On our Facebook pages there has been lots of interest in some lovely photos we found in a donated clothes bag, showing wartime children in Britain – like my own father – being evacuated. This set me thinking.
Earlier this month, during the coldest winter seen in central and southern Europe for years, I was lucky enough to spend a weekend in Budapest, in temperatures down to -17 degrees at night. These temperatures still saw dozens of people sleeping rough, in doorways, metro stations, and under the bridges of the Danube, which over the three nights I spent there, froze over.
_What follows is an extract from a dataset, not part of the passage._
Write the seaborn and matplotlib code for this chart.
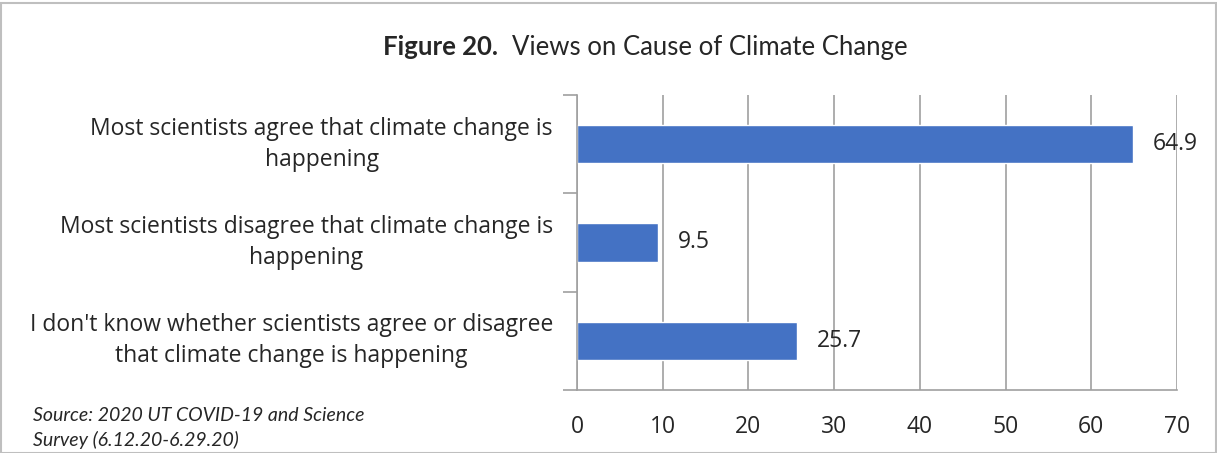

I talked about the evacuee pictures to one of our volunteers, mentioning that I had discounted the idea that they pictured the kinder transport of children escaping the Holocaust, which we remember this week. It turned out she was Jewish herself, the child of people who fled the banks of the Danube, from the Holocaust, a few miles further up in Vienna. They were homeless in Britain when they came, then helped by the kindness of the Quakers, and welcomed and integrated into our society with the traditional compassion this country has shown to refugees, either internal, like the evacuated children, or those who had escaped repressive fascist regimes across Europe.
Hope, today, sees a significant number of people from Eastern and central Europe and offers them welcome, shelter and compassion such as was shown to those refugees seventy years ago. Under existing EU law (this has nothing to do with Brexit) as rough sleepers they can be at risk of being deported back to their home countries. If they were homeless at home they would sadly face sleeping under bridges next to the great frozen rivers of Europe, the Danube, the Vistula, the Dnieper, alongside the dozens I saw, and in some cases without care and support within current repressive authoritarian and heartless regimes which even control NGO activity: (https://www.theguardian.com/world/2017/jan/13/hungary-defends-planned-crackdown-on-foreign-backed-ngos ), albeit some way short of the fascist period.
Being a migrant, a refugee or an evacuee can clearly be a terrifying experience. Being homeless anywhere, but especially in minus 17, is terrifying too. As we remember the Holocaust, and learn afresh, every year, why persecution must never happen again, we must also remember that cruelty and repression are renewed again, every day, somewhere, sometimes only a weekend break away. And that organisations like Hope, across all of Europe, are very often the only thing between life and death, perhaps next to a frozen river, and that we, and our peers, embody, in our values, a living thread of love against loss of home, exclusion and cruelty.